• [Directive]
Leaving out every picture, quote the data below exactly as it appears.

• [Information provided]
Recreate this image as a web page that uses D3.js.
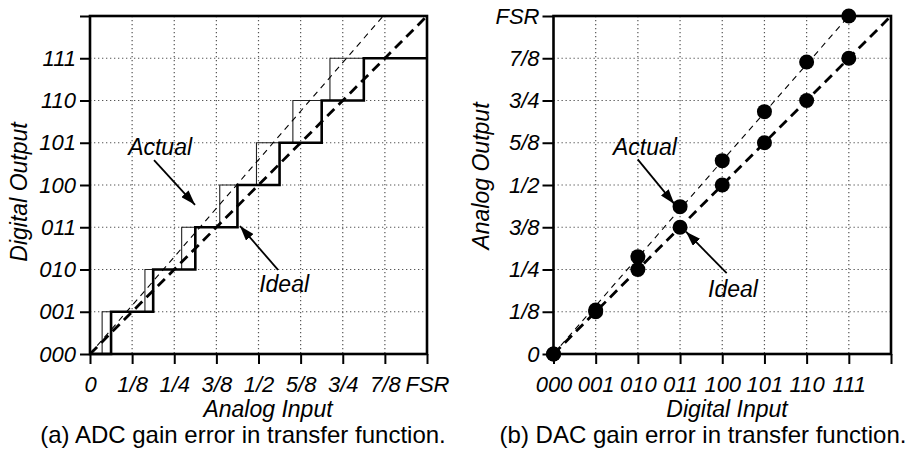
<!DOCTYPE html>
<html>
<head>
<meta charset="utf-8">
<style>
	body{margin:0;background:#fff;}
	text{font-family:"Liberation Sans",Arial,Helvetica,sans-serif;fill:#000;}
</style>
</head>
<body>
<script src="https://d3js.org/d3.v7.min.js" charset="utf-8"></script>
<script>
	// tick labels
	var codes=["000","001","010","011","100","101","110","111"];
	var fractions=["0","1/8","1/4","3/8","1/2","5/8","3/4","7/8","FSR"];

	// ADC: input (fraction of FSR) where the output steps up to code i+1
	var adcIdealEdges=[0.0625,0.1875,0.3125,0.4375,0.5625,0.6875,0.8125];
	var adcActualEdges=[0.036,0.163,0.272,0.385,0.494,0.602,0.712];
	var adcActualEnd=0.87; // input where the actual gain line reaches code 8

	// DAC: analog output (fraction of FSR) for each code
	var dacIdeal=[0,0.125,0.25,0.375,0.5,0.625,0.75,0.875];
	var dacActual=[0,0.13,0.288,0.436,0.572,0.717,0.864,1];

	// annotations, in data units of each chart
	var adcNotes=[
		{label:"Actual",tx:0.208,ty:4.71,x1:0.19,y1:4.59,x2:0.3116,y2:3.53},
		{label:"Ideal",tx:0.576,ty:1.47,x1:0.558,y1:1.99,x2:0.445,y2:3.03}
	];
	var dacNotes=[
		{label:"Actual",tx:2.169,ty:0.589,x1:1.996,y1:0.576,x2:2.863,y2:0.444},
		{label:"Ideal",tx:4.254,ty:0.169,x1:4.105,y1:0.239,x2:3.14,y2:0.362}
	];

	var width=906;
	var height=451;
	var svg=d3.select("body").append("svg")
			.attr("width",width)
			.attr("height",height);

	svg.append("defs").append("marker")
		.attr("id","arrow")
		.attr("markerUnits","userSpaceOnUse")
		.attr("markerWidth",15)
		.attr("markerHeight",10)
		.attr("refX",15)
		.attr("refY",5)
		.attr("orient","auto")
		.append("path")
		.attr("d","M0,0L15,5L0,10z")
		.attr("fill","#000");

	var plotTop=16, plotBottom=354;

	// common frame: grid, box, ticks
	function frame(x,y,xt,yt,xfmt,yfmt,ytick,ypad){
		var g=svg.append("g");
		g.selectAll(".vgrid").data(xt.slice(1,-1)).enter().append("line")
			.attr("x1",function(d){return x(d);})
			.attr("x2",function(d){return x(d);})
			.attr("y1",plotTop).attr("y2",plotBottom)
			.attr("stroke","#555").attr("stroke-width",1.2)
			.attr("stroke-dasharray","1.3,2.7");
		g.selectAll(".hgrid").data(yt.slice(1,-1)).enter().append("line")
			.attr("y1",function(d){return y(d);})
			.attr("y2",function(d){return y(d);})
			.attr("x1",x.range()[0]).attr("x2",x.range()[1])
			.attr("stroke","#555").attr("stroke-width",1.2)
			.attr("stroke-dasharray","1.3,2.7");

		var xa=g.append("g")
			.attr("transform","translate(0,"+plotBottom+")")
			.call(d3.axisBottom(x).tickValues(xt).tickFormat(xfmt).tickSize(10).tickPadding(12));
		var ya=g.append("g")
			.attr("transform","translate("+x.range()[0]+",0)")
			.call(d3.axisLeft(y).tickValues(yt).tickFormat(yfmt).tickSize(ytick).tickPadding(ypad));
		[xa,ya].forEach(function(a){
			a.select(".domain").remove();
			a.selectAll("line").attr("stroke","#000").attr("stroke-width",2);
			a.selectAll("text")
				.attr("fill","#000")
				.style("font-size","22px")
				.style("font-style","italic");
		});

		g.append("rect")
			.attr("x",x.range()[0]).attr("y",plotTop)
			.attr("width",x.range()[1]-x.range()[0])
			.attr("height",plotBottom-plotTop)
			.attr("fill","none").attr("stroke","#000").attr("stroke-width",2.6);
		return g;
	}

	function notes(list,x,y){
		list.forEach(function(n){
			svg.append("line")
				.attr("x1",x(n.x1)).attr("y1",y(n.y1))
				.attr("x2",x(n.x2)).attr("y2",y(n.y2))
				.attr("stroke","#000").attr("stroke-width",1.8)
				.attr("marker-end","url(#arrow)");
			svg.append("text")
				.attr("x",x(n.tx)).attr("y",y(n.ty))
				.attr("text-anchor","middle")
				.style("font-size","23px")
				.style("font-style","italic")
				.text(n.label);
		});
	}

	function title(text,px,py,rot,italic,size){
		svg.append("text")
			.attr("transform","translate("+px+","+py+")"+(rot?" rotate(-90)":""))
			.attr("text-anchor","middle")
			.style("font-size",(size||23)+"px")
			.style("font-style",italic?"italic":"normal")
			.text(text);
	}

	//----- (a) ADC -----
	var ax=d3.scaleLinear().domain([0,1]).range([90,427]);
	var ay=d3.scaleLinear().domain([0,8]).range([plotBottom,plotTop]);
	frame(ax,ay,d3.range(9).map(function(i){return i/8;}),d3.range(9),
		function(d,i){return fractions[i];},
		function(d){return codes[d]||"";},10,4);

	function stairs(edges){
		var pts=[[0,0]];
		edges.forEach(function(e,i){
			pts.push([e,i]);
			pts.push([e,i+1]);
		});
		pts.push([1,edges.length]);
		return pts;
	}
	var aline=d3.line()
		.x(function(d){return ax(d[0]);})
		.y(function(d){return ay(d[1]);});

	svg.append("path").datum(stairs(adcActualEdges))
		.attr("d",aline).attr("fill","none")
		.attr("stroke","#222").attr("stroke-width",1.1);
	svg.append("path").datum(stairs(adcIdealEdges))
		.attr("d",aline).attr("fill","none")
		.attr("stroke","#000").attr("stroke-width",2.6);
	svg.append("path").datum([[0,0],[adcActualEnd,8]])
		.attr("d",aline).attr("fill","none")
		.attr("stroke","#000").attr("stroke-width",1.1)
		.attr("stroke-dasharray","6,5");
	svg.append("path").datum([[0,0],[1,8]])
		.attr("d",aline).attr("fill","none")
		.attr("stroke","#000").attr("stroke-width",2.8)
		.attr("stroke-dasharray","10,6");
	notes(adcNotes,ax,ay);

	title("Digital Output",27,192,true,true);
	title("Analog Input",268,417,false,true);
	title("(a) ADC gain error in transfer function.",243,443,false,false,24);

	//----- (b) DAC -----
	var bx=d3.scaleLinear().domain([0,8]).range([553.5,891]);
	var by=d3.scaleLinear().domain([0,1]).range([plotBottom,plotTop]);
	frame(bx,by,d3.range(9),d3.range(9).map(function(i){return i/8;}),
		function(d){return codes[d]||"";},
		function(d,i){return fractions[i];},11,3);

	var bline=d3.line()
		.x(function(d){return bx(d[0]);})
		.y(function(d){return by(d[1]);});
	svg.append("path").datum([[0,0],[7,1]])
		.attr("d",bline).attr("fill","none")
		.attr("stroke","#000").attr("stroke-width",1.1)
		.attr("stroke-dasharray","6,5");
	svg.append("path").datum([[0,0],[8,1]])
		.attr("d",bline).attr("fill","none")
		.attr("stroke","#000").attr("stroke-width",2.8)
		.attr("stroke-dasharray","10,6");

	svg.selectAll(".ideal").data(dacIdeal).enter().append("circle")
		.attr("cx",function(d,i){return bx(i);})
		.attr("cy",function(d){return by(d);})
		.attr("r",7.5).attr("fill","#000");
	svg.selectAll(".actual").data(dacActual).enter().append("circle")
		.attr("cx",function(d,i){return bx(i);})
		.attr("cy",function(d){return by(d);})
		.attr("r",7.5).attr("fill","#000");
	notes(dacNotes,bx,by);

	title("Analog Output",489,176,true,true);
	title("Digital Input",727,417,false,true);
	title("(b) DAC gain error in transfer function.",703,443,false,false,24);
</script>
</body>
</html>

• [Exercise output]
Recreate this image as a web page that uses D3.js.
<!DOCTYPE html>
<html>
<head>
<meta charset="utf-8">
<style>
	body{margin:0;background:#fff;}
	text{font-family:"Liberation Sans",Arial,Helvetica,sans-serif;fill:#000;}
</style>
</head>
<body>
<script src="https://d3js.org/d3.v7.min.js" charset="utf-8"></script>
<script>
	// tick labels
	var codes=["000","001","010","011","100","101","110","111"];
	var fractions=["0","1/8","1/4","3/8","1/2","5/8","3/4","7/8","FSR"];

	// ADC: input (fraction of FSR) where the output steps up to code i+1
	var adcIdealEdges=[0.0625,0.1875,0.3125,0.4375,0.5625,0.6875,0.8125];
	var adcActualEdges=[0.036,0.163,0.272,0.385,0.494,0.602,0.712];
	var adcActualEnd=0.87; // input where the actual gain line reaches code 8

	// DAC: analog output (fraction of FSR) for each code
	var dacIdeal=[0,0.125,0.25,0.375,0.5,0.625,0.75,0.875];
	var dacActual=[0,0.13,0.288,0.436,0.572,0.717,0.864,1];

	// annotations, in data units of each chart
	var adcNotes=[
		{label:"Actual",tx:0.208,ty:4.71,x1:0.19,y1:4.59,x2:0.3116,y2:3.53},
		{label:"Ideal",tx:0.576,ty:1.47,x1:0.558,y1:1.99,x2:0.445,y2:3.03}
	];
	var dacNotes=[
		{label:"Actual",tx:2.169,ty:0.589,x1:1.996,y1:0.576,x2:2.863,y2:0.444},
		{label:"Ideal",tx:4.254,ty:0.169,x1:4.105,y1:0.239,x2:3.14,y2:0.362}
	];

	var width=906;
	var height=451;
	var svg=d3.select("body").append("svg")
			.attr("width",width)
			.attr("height",height);

	svg.append("defs").append("marker")
		.attr("id","arrow")
		.attr("markerUnits","userSpaceOnUse")
		.attr("markerWidth",15)
		.attr("markerHeight",10)
		.attr("refX",15)
		.attr("refY",5)
		.attr("orient","auto")
		.append("path")
		.attr("d","M0,0L15,5L0,10z")
		.attr("fill","#000");

	var plotTop=16, plotBottom=354;

	// common frame: grid, box, ticks
	function frame(x,y,xt,yt,xfmt,yfmt,ytick,ypad){
		var g=svg.append("g");
		g.selectAll(".vgrid").data(xt.slice(1,-1)).enter().append("line")
			.attr("x1",function(d){return x(d);})
			.attr("x2",function(d){return x(d);})
			.attr("y1",plotTop).attr("y2",plotBottom)
			.attr("stroke","#555").attr("stroke-width",1.2)
			.attr("stroke-dasharray","1.3,2.7");
		g.selectAll(".hgrid").data(yt.slice(1,-1)).enter().append("line")
			.attr("y1",function(d){return y(d);})
			.attr("y2",function(d){return y(d);})
			.attr("x1",x.range()[0]).attr("x2",x.range()[1])
			.attr("stroke","#555").attr("stroke-width",1.2)
			.attr("stroke-dasharray","1.3,2.7");

		var xa=g.append("g")
			.attr("transform","translate(0,"+plotBottom+")")
			.call(d3.axisBottom(x).tickValues(xt).tickFormat(xfmt).tickSize(10).tickPadding(12));
		var ya=g.append("g")
			.attr("transform","translate("+x.range()[0]+",0)")
			.call(d3.axisLeft(y).tickValues(yt).tickFormat(yfmt).tickSize(ytick).tickPadding(ypad));
		[xa,ya].forEach(function(a){
			a.select(".domain").remove();
			a.selectAll("line").attr("stroke","#000").attr("stroke-width",2);
			a.selectAll("text")
				.attr("fill","#000")
				.style("font-size","22px")
				.style("font-style","italic");
		});

		g.append("rect")
			.attr("x",x.range()[0]).attr("y",plotTop)
			.attr("width",x.range()[1]-x.range()[0])
			.attr("height",plotBottom-plotTop)
			.attr("fill","none").attr("stroke","#000").attr("stroke-width",2.6);
		return g;
	}

	function notes(list,x,y){
		list.forEach(function(n){
			svg.append("line")
				.attr("x1",x(n.x1)).attr("y1",y(n.y1))
				.attr("x2",x(n.x2)).attr("y2",y(n.y2))
				.attr("stroke","#000").attr("stroke-width",1.8)
				.attr("marker-end","url(#arrow)");
			svg.append("text")
				.attr("x",x(n.tx)).attr("y",y(n.ty))
				.attr("text-anchor","middle")
				.style("font-size","23px")
				.style("font-style","italic")
				.text(n.label);
		});
	}

	function title(text,px,py,rot,italic,size){
		svg.append("text")
			.attr("transform","translate("+px+","+py+")"+(rot?" rotate(-90)":""))
			.attr("text-anchor","middle")
			.style("font-size",(size||23)+"px")
			.style("font-style",italic?"italic":"normal")
			.text(text);
	}

	//----- (a) ADC -----
	var ax=d3.scaleLinear().domain([0,1]).range([90,427]);
	var ay=d3.scaleLinear().domain([0,8]).range([plotBottom,plotTop]);
	frame(ax,ay,d3.range(9).map(function(i){return i/8;}),d3.range(9),
		function(d,i){return fractions[i];},
		function(d){return codes[d]||"";},10,4);

	function stairs(edges){
		var pts=[[0,0]];
		edges.forEach(function(e,i){
			pts.push([e,i]);
			pts.push([e,i+1]);
		});
		pts.push([1,edges.length]);
		return pts;
	}
	var aline=d3.line()
		.x(function(d){return ax(d[0]);})
		.y(function(d){return ay(d[1]);});

	svg.append("path").datum(stairs(adcActualEdges))
		.attr("d",aline).attr("fill","none")
		.attr("stroke","#222").attr("stroke-width",1.1);
	svg.append("path").datum(stairs(adcIdealEdges))
		.attr("d",aline).attr("fill","none")
		.attr("stroke","#000").attr("stroke-width",2.6);
	svg.append("path").datum([[0,0],[adcActualEnd,8]])
		.attr("d",aline).attr("fill","none")
		.attr("stroke","#000").attr("stroke-width",1.1)
		.attr("stroke-dasharray","6,5");
	svg.append("path").datum([[0,0],[1,8]])
		.attr("d",aline).attr("fill","none")
		.attr("stroke","#000").attr("stroke-width",2.8)
		.attr("stroke-dasharray","10,6");
	notes(adcNotes,ax,ay);

	title("Digital Output",27,192,true,true);
	title("Analog Input",268,417,false,true);
	title("(a) ADC gain error in transfer function.",243,443,false,false,24);

	//----- (b) DAC -----
	var bx=d3.scaleLinear().domain([0,8]).range([553.5,891]);
	var by=d3.scaleLinear().domain([0,1]).range([plotBottom,plotTop]);
	frame(bx,by,d3.range(9),d3.range(9).map(function(i){return i/8;}),
		function(d){return codes[d]||"";},
		function(d,i){return fractions[i];},11,3);

	var bline=d3.line()
		.x(function(d){return bx(d[0]);})
		.y(function(d){return by(d[1]);});
	svg.append("path").datum([[0,0],[7,1]])
		.attr("d",bline).attr("fill","none")
		.attr("stroke","#000").attr("stroke-width",1.1)
		.attr("stroke-dasharray","6,5");
	svg.append("path").datum([[0,0],[8,1]])
		.attr("d",bline).attr("fill","none")
		.attr("stroke","#000").attr("stroke-width",2.8)
		.attr("stroke-dasharray","10,6");

	svg.selectAll(".ideal").data(dacIdeal).enter().append("circle")
		.attr("cx",function(d,i){return bx(i);})
		.attr("cy",function(d){return by(d);})
		.attr("r",7.5).attr("fill","#000");
	svg.selectAll(".actual").data(dacActual).enter().append("circle")
		.attr("cx",function(d,i){return bx(i);})
		.attr("cy",function(d){return by(d);})
		.attr("r",7.5).attr("fill","#000");
	notes(dacNotes,bx,by);

	title("Analog Output",489,176,true,true);
	title("Digital Input",727,417,false,true);
	title("(b) DAC gain error in transfer function.",703,443,false,false,24);
</script>
</body>
</html>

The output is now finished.